For several years, Renaissance re-enactors have been using Secara's online version of the "Compendium" to educate themselves about the everyday knowledge of the historical characters they portray. Just as 21st century people know that "text" is a verb and what a "blog" is, so did the people in the English Renaissance know the value of an "angel" and who the "recusants" were. From husbandmen to merchants to the nobility, these are the things all Elizabethans would have known.
What Daniel Pool's "What Jane Austen Ate and Charles Dickens Knew" did for the nineteenth century, Secara's "Compendium" provides for the reader who wants to know more about the world of the English Renaissance. While the information contained within this accessible volume was originally designed for re-enactors, it would also be useful for actors, readers (and authors!) of historical fiction, students of literature (impress your English and History profs!) and armchair historians of every stripe.

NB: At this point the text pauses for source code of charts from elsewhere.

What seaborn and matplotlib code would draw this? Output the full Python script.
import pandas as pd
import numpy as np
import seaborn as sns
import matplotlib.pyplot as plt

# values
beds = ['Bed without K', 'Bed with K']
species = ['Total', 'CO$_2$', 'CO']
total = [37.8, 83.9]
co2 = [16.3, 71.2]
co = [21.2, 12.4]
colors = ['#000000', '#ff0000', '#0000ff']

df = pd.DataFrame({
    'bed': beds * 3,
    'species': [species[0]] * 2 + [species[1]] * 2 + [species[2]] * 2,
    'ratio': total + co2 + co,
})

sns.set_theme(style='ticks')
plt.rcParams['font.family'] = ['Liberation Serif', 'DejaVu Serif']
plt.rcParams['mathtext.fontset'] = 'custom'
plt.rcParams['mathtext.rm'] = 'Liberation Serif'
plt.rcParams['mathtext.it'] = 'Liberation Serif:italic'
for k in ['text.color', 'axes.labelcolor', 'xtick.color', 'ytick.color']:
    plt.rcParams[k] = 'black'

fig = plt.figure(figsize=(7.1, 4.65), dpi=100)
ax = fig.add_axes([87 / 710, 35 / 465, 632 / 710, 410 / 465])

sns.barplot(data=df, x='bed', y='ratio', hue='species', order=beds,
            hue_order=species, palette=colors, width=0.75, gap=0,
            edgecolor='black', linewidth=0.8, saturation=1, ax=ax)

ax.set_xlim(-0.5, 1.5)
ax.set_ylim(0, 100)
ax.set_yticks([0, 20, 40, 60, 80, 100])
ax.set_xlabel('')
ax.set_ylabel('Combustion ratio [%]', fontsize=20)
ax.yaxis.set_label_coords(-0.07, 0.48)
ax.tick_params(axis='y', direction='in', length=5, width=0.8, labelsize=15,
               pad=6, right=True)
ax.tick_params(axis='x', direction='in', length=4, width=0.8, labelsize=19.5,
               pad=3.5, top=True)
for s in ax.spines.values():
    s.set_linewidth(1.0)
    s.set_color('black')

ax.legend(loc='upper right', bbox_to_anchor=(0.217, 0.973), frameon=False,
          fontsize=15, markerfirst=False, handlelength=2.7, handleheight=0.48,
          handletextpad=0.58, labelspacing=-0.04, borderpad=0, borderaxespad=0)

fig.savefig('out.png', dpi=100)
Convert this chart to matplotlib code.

A few caveats: the layout of the book is sporadic, reflecting its online origins. On the one hand, it feels less methodical (the devalued coinage of Scotland and Ireland is mentioned in the section on gambling), but on the other hand, the connection of diverse areas leads to some wonderful insights (so don't gamble with Scots unless you account for the difference in the coinage). Furthermore, there are both a topic index and a thorough general index in the back to help locate specific information.
The tone of the book is conversational and light, but the information is sound. While the author is upfront about her lack of footnotes and citations, she also provides notes about primary and secondary source materials for those who want to follow up on a detail or question. In consultation with other researchers in the re-enactment community, Secara is also continuing to update the online site with corrections and sources as they become available. Similarly, Secara doesn't pretend to more thorough examinations of the complex areas of religion, politics and economics than she provides. When she is giving a superficial, generalist description, she says so, and refers the reader to other sources for more complete information.
All in all, this is a very useful book for anyone interested in the everyday, common-man aspects of history. It can be read straight through from cover to cover, dipped into at random, or searched for specific details. Better still, it provides a portable version of an online reference that countless people have come to know and rely upon.